[START DATA SECTION]

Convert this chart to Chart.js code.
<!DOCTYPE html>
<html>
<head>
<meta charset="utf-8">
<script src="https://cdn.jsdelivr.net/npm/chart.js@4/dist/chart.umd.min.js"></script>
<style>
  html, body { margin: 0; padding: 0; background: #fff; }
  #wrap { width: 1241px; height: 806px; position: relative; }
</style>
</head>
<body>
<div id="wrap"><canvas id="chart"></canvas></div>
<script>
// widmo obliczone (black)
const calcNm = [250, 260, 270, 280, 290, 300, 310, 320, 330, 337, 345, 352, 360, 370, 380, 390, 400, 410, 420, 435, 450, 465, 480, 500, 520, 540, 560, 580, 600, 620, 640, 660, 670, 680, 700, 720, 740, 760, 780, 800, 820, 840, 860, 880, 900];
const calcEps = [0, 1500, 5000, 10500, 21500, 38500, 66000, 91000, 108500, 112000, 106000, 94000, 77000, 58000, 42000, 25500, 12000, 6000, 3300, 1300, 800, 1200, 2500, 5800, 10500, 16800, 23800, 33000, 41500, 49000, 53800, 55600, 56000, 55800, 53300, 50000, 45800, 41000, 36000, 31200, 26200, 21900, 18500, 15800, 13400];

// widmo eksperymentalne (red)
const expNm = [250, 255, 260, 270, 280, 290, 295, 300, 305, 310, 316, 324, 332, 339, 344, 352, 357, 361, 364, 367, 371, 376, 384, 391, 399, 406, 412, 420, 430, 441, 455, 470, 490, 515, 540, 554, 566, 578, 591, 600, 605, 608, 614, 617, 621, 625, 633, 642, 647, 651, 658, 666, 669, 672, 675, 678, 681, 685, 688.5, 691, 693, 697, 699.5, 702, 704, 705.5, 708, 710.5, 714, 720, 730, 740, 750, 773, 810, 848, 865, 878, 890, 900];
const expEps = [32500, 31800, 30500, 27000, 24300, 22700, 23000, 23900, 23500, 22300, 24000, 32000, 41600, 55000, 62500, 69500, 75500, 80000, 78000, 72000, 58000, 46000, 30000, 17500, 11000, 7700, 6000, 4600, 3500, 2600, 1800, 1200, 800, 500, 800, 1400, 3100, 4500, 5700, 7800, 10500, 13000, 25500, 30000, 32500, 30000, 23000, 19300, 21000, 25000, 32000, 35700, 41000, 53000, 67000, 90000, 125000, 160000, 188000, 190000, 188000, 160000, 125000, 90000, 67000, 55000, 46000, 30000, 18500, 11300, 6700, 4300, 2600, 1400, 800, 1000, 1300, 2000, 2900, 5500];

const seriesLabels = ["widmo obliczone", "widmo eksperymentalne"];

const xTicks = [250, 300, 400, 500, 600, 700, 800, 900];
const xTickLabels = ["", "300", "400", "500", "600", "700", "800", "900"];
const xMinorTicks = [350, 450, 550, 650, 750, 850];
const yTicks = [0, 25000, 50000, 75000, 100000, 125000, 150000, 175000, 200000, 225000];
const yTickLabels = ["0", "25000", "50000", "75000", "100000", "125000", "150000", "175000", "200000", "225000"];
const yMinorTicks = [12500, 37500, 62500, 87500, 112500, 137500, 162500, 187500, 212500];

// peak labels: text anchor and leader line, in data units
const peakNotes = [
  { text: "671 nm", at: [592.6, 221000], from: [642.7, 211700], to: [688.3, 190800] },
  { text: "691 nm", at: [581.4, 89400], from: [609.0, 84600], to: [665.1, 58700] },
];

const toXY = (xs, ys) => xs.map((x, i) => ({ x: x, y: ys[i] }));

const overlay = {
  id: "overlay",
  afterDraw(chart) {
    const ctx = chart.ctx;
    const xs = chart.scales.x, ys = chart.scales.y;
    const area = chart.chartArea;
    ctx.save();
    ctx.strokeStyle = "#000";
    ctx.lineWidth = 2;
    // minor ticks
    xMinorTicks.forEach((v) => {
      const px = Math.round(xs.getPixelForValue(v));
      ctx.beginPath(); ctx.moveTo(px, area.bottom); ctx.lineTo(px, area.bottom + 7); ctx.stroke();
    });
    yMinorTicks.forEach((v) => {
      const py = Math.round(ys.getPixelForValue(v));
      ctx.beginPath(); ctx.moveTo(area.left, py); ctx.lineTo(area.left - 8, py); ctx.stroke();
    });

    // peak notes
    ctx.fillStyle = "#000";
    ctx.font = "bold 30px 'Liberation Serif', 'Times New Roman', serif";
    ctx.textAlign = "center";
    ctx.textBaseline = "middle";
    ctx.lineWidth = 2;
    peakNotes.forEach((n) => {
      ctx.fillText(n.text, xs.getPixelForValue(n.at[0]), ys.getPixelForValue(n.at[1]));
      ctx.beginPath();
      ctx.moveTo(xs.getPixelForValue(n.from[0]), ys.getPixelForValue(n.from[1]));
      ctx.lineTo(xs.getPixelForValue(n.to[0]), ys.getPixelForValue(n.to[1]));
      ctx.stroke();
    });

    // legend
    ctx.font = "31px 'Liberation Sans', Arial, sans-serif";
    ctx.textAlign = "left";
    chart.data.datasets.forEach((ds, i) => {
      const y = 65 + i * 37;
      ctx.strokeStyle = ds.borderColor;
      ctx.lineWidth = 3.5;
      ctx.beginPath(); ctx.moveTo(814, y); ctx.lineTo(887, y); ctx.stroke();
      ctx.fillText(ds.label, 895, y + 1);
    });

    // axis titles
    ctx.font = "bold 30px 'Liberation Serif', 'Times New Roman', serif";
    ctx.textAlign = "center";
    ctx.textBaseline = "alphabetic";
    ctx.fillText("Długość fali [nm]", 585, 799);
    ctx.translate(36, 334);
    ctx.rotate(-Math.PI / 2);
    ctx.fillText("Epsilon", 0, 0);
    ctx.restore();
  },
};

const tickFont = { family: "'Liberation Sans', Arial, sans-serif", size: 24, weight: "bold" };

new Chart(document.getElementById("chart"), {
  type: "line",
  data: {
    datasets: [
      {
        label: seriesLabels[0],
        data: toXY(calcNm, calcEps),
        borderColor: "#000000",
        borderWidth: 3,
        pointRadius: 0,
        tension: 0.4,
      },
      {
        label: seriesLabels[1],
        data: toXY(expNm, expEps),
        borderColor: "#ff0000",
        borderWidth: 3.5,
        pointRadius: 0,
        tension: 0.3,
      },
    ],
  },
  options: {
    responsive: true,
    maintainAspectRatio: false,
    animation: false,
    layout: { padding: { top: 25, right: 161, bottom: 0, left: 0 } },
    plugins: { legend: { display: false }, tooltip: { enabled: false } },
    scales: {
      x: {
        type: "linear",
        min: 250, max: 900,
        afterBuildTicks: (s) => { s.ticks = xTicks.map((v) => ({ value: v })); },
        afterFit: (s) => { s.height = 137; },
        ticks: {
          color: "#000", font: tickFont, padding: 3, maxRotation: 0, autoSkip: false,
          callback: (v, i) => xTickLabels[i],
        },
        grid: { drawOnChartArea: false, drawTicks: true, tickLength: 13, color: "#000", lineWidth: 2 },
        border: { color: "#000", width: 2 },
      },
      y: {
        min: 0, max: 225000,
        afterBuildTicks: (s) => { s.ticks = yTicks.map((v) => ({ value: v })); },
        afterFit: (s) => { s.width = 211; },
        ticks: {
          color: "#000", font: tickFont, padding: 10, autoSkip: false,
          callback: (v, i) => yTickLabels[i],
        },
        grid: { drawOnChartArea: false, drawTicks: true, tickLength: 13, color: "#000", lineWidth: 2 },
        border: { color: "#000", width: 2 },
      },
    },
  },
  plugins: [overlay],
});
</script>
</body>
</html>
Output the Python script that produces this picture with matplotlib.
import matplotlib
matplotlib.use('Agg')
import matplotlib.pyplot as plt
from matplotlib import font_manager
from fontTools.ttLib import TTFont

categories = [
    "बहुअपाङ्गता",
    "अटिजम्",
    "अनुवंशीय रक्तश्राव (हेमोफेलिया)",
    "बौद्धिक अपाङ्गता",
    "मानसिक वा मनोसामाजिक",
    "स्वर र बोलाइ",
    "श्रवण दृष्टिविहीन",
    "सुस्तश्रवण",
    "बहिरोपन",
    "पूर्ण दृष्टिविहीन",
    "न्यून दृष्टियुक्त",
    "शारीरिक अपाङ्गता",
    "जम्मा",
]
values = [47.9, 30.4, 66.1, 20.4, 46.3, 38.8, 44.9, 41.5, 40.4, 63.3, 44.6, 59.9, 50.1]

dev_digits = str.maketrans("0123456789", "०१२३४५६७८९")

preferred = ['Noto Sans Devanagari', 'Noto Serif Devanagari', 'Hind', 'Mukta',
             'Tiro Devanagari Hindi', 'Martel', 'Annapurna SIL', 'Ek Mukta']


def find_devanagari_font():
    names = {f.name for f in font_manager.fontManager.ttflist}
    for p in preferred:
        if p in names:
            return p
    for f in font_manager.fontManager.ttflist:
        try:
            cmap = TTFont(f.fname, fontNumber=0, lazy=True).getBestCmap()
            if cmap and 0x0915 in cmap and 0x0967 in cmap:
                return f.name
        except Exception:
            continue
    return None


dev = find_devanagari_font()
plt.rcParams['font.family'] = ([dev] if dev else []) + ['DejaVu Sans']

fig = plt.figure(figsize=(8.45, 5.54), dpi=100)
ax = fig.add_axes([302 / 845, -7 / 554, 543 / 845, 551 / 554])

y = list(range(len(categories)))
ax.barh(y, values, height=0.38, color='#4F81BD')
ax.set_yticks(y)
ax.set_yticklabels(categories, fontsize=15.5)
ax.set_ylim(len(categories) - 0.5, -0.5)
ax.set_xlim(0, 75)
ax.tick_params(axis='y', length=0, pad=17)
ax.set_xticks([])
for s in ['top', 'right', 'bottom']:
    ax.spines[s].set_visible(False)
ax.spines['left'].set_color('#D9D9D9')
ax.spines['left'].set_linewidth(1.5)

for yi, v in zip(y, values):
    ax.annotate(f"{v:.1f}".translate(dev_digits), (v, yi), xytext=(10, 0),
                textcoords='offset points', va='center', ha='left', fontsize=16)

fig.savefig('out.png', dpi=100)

[END DATA SECTION]

:: PROBLEM REQUIREMENTS ::
Begin with the first line of the listing and copy exactly through the line that contains "18500, 15800, 13400];", please, keeping both ends and leaving out everything after.

:: EXERCISE SOLUTION ::
Convert this chart to Chart.js code.
<!DOCTYPE html>
<html>
<head>
<meta charset="utf-8">
<script src="https://cdn.jsdelivr.net/npm/chart.js@4/dist/chart.umd.min.js"></script>
<style>
  html, body { margin: 0; padding: 0; background: #fff; }
  #wrap { width: 1241px; height: 806px; position: relative; }
</style>
</head>
<body>
<div id="wrap"><canvas id="chart"></canvas></div>
<script>
// widmo obliczone (black)
const calcNm = [250, 260, 270, 280, 290, 300, 310, 320, 330, 337, 345, 352, 360, 370, 380, 390, 400, 410, 420, 435, 450, 465, 480, 500, 520, 540, 560, 580, 600, 620, 640, 660, 670, 680, 700, 720, 740, 760, 780, 800, 820, 840, 860, 880, 900];
const calcEps = [0, 1500, 5000, 10500, 21500, 38500, 66000, 91000, 108500, 112000, 106000, 94000, 77000, 58000, 42000, 25500, 12000, 6000, 3300, 1300, 800, 1200, 2500, 5800, 10500, 16800, 23800, 33000, 41500, 49000, 53800, 55600, 56000, 55800, 53300, 50000, 45800, 41000, 36000, 31200, 26200, 21900, 18500, 15800, 13400];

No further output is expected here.